#### [Exercise]
Repeat each line exactly, leaving nothing out.

===

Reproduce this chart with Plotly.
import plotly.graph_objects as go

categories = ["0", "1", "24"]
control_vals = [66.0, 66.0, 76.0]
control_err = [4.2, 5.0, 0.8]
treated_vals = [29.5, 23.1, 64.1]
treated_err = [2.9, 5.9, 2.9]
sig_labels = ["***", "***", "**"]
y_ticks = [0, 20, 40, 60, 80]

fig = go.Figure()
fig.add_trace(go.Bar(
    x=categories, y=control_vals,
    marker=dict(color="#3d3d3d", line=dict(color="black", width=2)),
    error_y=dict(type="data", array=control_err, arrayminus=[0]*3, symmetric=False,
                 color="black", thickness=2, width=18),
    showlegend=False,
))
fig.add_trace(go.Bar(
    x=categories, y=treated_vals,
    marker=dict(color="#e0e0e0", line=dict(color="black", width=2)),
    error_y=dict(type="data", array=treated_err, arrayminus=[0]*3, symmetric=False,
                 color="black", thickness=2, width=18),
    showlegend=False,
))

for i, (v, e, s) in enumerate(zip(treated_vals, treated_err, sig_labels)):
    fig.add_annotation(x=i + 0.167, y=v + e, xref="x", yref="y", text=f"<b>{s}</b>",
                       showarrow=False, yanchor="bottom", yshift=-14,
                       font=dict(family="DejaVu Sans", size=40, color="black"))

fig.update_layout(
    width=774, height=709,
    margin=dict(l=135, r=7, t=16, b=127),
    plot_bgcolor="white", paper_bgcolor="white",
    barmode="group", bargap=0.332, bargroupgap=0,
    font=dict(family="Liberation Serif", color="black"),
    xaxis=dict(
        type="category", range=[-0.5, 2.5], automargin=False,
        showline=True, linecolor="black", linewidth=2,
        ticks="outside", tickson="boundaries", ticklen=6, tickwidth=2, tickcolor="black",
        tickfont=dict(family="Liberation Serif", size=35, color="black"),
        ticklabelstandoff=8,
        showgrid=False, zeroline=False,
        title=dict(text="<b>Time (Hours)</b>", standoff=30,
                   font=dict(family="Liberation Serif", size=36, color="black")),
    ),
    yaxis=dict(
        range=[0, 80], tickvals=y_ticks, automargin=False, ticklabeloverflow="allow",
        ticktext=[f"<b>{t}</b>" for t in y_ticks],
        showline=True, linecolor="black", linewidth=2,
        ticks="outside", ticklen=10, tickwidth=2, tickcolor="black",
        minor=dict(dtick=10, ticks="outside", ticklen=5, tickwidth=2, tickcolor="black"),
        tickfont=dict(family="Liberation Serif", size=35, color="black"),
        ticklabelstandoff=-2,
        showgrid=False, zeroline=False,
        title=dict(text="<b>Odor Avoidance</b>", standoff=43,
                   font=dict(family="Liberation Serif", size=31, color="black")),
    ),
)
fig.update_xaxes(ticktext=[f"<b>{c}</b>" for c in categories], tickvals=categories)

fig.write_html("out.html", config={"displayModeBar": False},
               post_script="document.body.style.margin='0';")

===

#### [Result of this exercise]
Reproduce this chart with Plotly.
import plotly.graph_objects as go

categories = ["0", "1", "24"]
control_vals = [66.0, 66.0, 76.0]
control_err = [4.2, 5.0, 0.8]
treated_vals = [29.5, 23.1, 64.1]
treated_err = [2.9, 5.9, 2.9]
sig_labels = ["***", "***", "**"]
y_ticks = [0, 20, 40, 60, 80]

fig = go.Figure()
fig.add_trace(go.Bar(
    x=categories, y=control_vals,
    marker=dict(color="#3d3d3d", line=dict(color="black", width=2)),
    error_y=dict(type="data", array=control_err, arrayminus=[0]*3, symmetric=False,
                 color="black", thickness=2, width=18),
    showlegend=False,
))
fig.add_trace(go.Bar(
    x=categories, y=treated_vals,
    marker=dict(color="#e0e0e0", line=dict(color="black", width=2)),
    error_y=dict(type="data", array=treated_err, arrayminus=[0]*3, symmetric=False,
                 color="black", thickness=2, width=18),
    showlegend=False,
))

for i, (v, e, s) in enumerate(zip(treated_vals, treated_err, sig_labels)):
    fig.add_annotation(x=i + 0.167, y=v + e, xref="x", yref="y", text=f"<b>{s}</b>",
                       showarrow=False, yanchor="bottom", yshift=-14,
                       font=dict(family="DejaVu Sans", size=40, color="black"))

fig.update_layout(
    width=774, height=709,
    margin=dict(l=135, r=7, t=16, b=127),
    plot_bgcolor="white", paper_bgcolor="white",
    barmode="group", bargap=0.332, bargroupgap=0,
    font=dict(family="Liberation Serif", color="black"),
    xaxis=dict(
        type="category", range=[-0.5, 2.5], automargin=False,
        showline=True, linecolor="black", linewidth=2,
        ticks="outside", tickson="boundaries", ticklen=6, tickwidth=2, tickcolor="black",
        tickfont=dict(family="Liberation Serif", size=35, color="black"),
        ticklabelstandoff=8,
        showgrid=False, zeroline=False,
        title=dict(text="<b>Time (Hours)</b>", standoff=30,
                   font=dict(family="Liberation Serif", size=36, color="black")),
    ),
    yaxis=dict(
        range=[0, 80], tickvals=y_ticks, automargin=False, ticklabeloverflow="allow",
        ticktext=[f"<b>{t}</b>" for t in y_ticks],
        showline=True, linecolor="black", linewidth=2,
        ticks="outside", ticklen=10, tickwidth=2, tickcolor="black",
        minor=dict(dtick=10, ticks="outside", ticklen=5, tickwidth=2, tickcolor="black"),
        tickfont=dict(family="Liberation Serif", size=35, color="black"),
        ticklabelstandoff=-2,
        showgrid=False, zeroline=False,
        title=dict(text="<b>Odor Avoidance</b>", standoff=43,
                   font=dict(family="Liberation Serif", size=31, color="black")),
    ),
)
fig.update_xaxes(ticktext=[f"<b>{c}</b>" for c in categories], tickvals=categories)

fig.write_html("out.html", config={"displayModeBar": False},
               post_script="document.body.style.margin='0';")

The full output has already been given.